Data for processing >>
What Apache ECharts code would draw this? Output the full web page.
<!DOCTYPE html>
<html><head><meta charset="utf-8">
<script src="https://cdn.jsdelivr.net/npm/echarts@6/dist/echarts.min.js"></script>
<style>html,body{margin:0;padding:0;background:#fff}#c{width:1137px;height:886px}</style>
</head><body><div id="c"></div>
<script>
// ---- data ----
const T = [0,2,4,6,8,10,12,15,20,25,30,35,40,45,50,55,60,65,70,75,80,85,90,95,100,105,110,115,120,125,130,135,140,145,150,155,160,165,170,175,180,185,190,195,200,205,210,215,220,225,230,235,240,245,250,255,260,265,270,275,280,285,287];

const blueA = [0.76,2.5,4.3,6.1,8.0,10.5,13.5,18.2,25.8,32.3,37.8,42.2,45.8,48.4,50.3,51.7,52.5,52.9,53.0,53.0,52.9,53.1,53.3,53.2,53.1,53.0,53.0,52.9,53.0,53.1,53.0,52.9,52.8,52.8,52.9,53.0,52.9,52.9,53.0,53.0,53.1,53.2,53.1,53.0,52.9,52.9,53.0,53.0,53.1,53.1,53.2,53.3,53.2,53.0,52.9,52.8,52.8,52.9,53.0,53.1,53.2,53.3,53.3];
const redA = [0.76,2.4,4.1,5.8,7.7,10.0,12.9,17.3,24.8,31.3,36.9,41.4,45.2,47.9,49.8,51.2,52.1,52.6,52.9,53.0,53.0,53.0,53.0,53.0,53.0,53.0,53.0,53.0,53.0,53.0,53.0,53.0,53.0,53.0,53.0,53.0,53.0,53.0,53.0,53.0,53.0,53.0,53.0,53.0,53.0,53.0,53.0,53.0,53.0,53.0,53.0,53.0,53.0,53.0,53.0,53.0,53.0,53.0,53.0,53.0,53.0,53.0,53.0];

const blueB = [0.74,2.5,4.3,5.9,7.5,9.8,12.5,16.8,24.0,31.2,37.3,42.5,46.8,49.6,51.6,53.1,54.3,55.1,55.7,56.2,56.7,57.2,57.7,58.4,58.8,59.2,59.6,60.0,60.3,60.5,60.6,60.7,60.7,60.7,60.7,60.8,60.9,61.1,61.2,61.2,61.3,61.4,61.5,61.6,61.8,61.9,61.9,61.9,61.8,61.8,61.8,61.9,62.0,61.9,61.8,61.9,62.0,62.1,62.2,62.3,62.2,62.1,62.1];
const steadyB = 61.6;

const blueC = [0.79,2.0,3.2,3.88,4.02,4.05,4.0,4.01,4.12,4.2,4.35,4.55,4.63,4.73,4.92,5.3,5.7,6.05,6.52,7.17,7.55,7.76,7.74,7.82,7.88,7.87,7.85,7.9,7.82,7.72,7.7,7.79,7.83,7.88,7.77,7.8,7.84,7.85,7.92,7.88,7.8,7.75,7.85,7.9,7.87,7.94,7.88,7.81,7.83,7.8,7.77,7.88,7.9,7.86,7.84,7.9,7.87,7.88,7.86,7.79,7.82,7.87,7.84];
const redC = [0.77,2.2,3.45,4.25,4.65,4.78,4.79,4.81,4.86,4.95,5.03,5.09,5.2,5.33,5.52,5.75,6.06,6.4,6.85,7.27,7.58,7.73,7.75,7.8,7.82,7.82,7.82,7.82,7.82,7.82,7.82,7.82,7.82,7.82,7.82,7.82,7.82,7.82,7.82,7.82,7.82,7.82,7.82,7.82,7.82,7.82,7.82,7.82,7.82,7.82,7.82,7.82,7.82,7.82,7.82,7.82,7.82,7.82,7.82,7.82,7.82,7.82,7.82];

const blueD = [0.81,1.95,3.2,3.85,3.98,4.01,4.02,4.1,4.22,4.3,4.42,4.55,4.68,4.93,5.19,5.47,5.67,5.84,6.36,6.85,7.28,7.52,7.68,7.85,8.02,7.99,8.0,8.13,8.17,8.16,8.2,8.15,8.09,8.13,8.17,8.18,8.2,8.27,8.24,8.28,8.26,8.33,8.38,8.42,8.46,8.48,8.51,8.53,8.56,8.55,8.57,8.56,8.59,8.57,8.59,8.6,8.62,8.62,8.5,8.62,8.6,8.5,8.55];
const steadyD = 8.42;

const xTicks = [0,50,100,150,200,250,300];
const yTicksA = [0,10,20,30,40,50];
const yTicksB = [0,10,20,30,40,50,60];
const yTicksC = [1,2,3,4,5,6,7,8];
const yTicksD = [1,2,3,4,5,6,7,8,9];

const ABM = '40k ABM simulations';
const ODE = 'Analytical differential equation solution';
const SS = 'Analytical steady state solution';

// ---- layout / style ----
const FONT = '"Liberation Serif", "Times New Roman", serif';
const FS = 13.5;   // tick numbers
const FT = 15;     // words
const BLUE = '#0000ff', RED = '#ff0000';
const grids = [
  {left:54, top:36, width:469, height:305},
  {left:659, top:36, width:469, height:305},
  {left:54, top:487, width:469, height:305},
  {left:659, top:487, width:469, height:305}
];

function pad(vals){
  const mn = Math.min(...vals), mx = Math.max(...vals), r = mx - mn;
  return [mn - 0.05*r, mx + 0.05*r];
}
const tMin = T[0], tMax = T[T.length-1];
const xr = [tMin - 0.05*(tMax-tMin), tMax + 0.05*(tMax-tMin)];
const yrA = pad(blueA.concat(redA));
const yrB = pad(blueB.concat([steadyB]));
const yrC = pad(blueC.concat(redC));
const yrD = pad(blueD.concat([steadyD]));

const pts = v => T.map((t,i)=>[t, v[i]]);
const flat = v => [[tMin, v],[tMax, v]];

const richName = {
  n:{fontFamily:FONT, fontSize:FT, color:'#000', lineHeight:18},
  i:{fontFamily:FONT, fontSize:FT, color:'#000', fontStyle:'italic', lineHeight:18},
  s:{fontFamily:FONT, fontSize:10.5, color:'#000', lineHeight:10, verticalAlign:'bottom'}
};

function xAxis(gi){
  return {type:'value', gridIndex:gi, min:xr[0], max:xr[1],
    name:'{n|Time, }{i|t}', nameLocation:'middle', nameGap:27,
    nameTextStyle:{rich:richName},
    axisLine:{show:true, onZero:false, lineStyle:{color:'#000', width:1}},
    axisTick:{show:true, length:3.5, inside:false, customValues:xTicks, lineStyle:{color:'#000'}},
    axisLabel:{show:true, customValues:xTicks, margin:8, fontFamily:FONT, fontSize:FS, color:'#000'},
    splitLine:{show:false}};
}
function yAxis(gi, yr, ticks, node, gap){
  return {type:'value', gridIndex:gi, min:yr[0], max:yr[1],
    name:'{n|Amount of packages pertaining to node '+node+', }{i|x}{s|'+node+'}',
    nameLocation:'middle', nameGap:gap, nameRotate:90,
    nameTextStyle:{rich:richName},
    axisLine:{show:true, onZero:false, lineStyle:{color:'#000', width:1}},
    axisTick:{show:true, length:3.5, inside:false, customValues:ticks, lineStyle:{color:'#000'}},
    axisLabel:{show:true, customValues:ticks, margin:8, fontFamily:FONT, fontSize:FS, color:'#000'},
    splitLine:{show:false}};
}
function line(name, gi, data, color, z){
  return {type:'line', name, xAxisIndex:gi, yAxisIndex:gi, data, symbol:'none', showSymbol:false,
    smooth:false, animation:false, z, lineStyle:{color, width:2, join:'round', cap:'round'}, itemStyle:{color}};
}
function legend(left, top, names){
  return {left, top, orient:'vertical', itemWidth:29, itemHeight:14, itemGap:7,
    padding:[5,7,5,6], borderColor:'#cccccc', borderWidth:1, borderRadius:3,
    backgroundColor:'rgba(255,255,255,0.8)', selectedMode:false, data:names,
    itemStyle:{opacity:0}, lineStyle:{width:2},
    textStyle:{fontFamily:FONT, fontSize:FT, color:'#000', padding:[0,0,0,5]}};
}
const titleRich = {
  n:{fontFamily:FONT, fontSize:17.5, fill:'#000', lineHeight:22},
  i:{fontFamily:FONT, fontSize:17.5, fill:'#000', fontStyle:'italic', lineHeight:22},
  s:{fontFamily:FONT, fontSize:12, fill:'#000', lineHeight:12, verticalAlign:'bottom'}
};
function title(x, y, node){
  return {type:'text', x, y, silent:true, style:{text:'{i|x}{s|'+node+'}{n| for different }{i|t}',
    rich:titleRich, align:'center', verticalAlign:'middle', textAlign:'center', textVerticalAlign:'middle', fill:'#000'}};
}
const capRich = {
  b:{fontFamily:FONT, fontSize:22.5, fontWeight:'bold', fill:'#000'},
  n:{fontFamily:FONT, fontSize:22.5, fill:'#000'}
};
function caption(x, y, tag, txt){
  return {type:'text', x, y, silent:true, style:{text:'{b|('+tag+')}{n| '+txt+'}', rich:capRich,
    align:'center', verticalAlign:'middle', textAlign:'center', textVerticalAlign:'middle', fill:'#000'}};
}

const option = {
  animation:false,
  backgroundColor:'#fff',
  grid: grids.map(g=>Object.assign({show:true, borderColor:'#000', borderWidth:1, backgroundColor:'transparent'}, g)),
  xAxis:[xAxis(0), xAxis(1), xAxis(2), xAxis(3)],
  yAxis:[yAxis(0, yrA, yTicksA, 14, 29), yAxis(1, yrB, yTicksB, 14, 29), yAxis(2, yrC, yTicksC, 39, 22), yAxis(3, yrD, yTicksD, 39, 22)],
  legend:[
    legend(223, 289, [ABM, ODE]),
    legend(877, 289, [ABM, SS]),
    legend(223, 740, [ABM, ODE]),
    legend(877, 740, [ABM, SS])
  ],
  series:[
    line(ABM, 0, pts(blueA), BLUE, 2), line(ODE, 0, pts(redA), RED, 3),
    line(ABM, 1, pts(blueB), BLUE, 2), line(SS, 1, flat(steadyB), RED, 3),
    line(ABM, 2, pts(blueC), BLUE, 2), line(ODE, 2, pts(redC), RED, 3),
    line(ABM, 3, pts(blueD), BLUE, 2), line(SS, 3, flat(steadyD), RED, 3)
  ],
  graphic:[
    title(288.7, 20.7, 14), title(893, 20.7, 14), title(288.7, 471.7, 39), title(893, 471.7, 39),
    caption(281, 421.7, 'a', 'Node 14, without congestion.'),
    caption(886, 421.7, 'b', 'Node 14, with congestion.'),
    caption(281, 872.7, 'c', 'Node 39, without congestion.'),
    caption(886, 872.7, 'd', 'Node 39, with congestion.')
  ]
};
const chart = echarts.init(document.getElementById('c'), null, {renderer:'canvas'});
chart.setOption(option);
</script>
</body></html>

...

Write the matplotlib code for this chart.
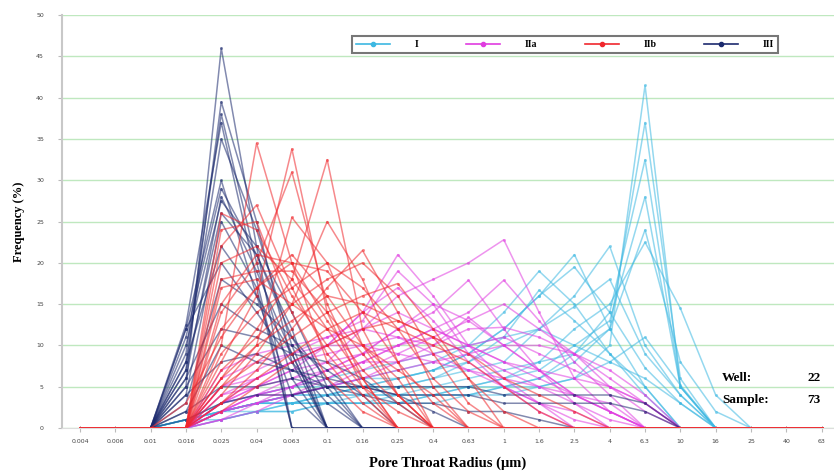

Aim >> From the listing above, output exactly the run of lines that starts with the line containing "What Apache ECharts" and ends with the line containing "const steadyB = 61.6;".

Output >>
What Apache ECharts code would draw this? Output the full web page.
<!DOCTYPE html>
<html><head><meta charset="utf-8">
<script src="https://cdn.jsdelivr.net/npm/echarts@6/dist/echarts.min.js"></script>
<style>html,body{margin:0;padding:0;background:#fff}#c{width:1137px;height:886px}</style>
</head><body><div id="c"></div>
<script>
// ---- data ----
const T = [0,2,4,6,8,10,12,15,20,25,30,35,40,45,50,55,60,65,70,75,80,85,90,95,100,105,110,115,120,125,130,135,140,145,150,155,160,165,170,175,180,185,190,195,200,205,210,215,220,225,230,235,240,245,250,255,260,265,270,275,280,285,287];

const blueA = [0.76,2.5,4.3,6.1,8.0,10.5,13.5,18.2,25.8,32.3,37.8,42.2,45.8,48.4,50.3,51.7,52.5,52.9,53.0,53.0,52.9,53.1,53.3,53.2,53.1,53.0,53.0,52.9,53.0,53.1,53.0,52.9,52.8,52.8,52.9,53.0,52.9,52.9,53.0,53.0,53.1,53.2,53.1,53.0,52.9,52.9,53.0,53.0,53.1,53.1,53.2,53.3,53.2,53.0,52.9,52.8,52.8,52.9,53.0,53.1,53.2,53.3,53.3];
const redA = [0.76,2.4,4.1,5.8,7.7,10.0,12.9,17.3,24.8,31.3,36.9,41.4,45.2,47.9,49.8,51.2,52.1,52.6,52.9,53.0,53.0,53.0,53.0,53.0,53.0,53.0,53.0,53.0,53.0,53.0,53.0,53.0,53.0,53.0,53.0,53.0,53.0,53.0,53.0,53.0,53.0,53.0,53.0,53.0,53.0,53.0,53.0,53.0,53.0,53.0,53.0,53.0,53.0,53.0,53.0,53.0,53.0,53.0,53.0,53.0,53.0,53.0,53.0];

const blueB = [0.74,2.5,4.3,5.9,7.5,9.8,12.5,16.8,24.0,31.2,37.3,42.5,46.8,49.6,51.6,53.1,54.3,55.1,55.7,56.2,56.7,57.2,57.7,58.4,58.8,59.2,59.6,60.0,60.3,60.5,60.6,60.7,60.7,60.7,60.7,60.8,60.9,61.1,61.2,61.2,61.3,61.4,61.5,61.6,61.8,61.9,61.9,61.9,61.8,61.8,61.8,61.9,62.0,61.9,61.8,61.9,62.0,62.1,62.2,62.3,62.2,62.1,62.1];
const steadyB = 61.6;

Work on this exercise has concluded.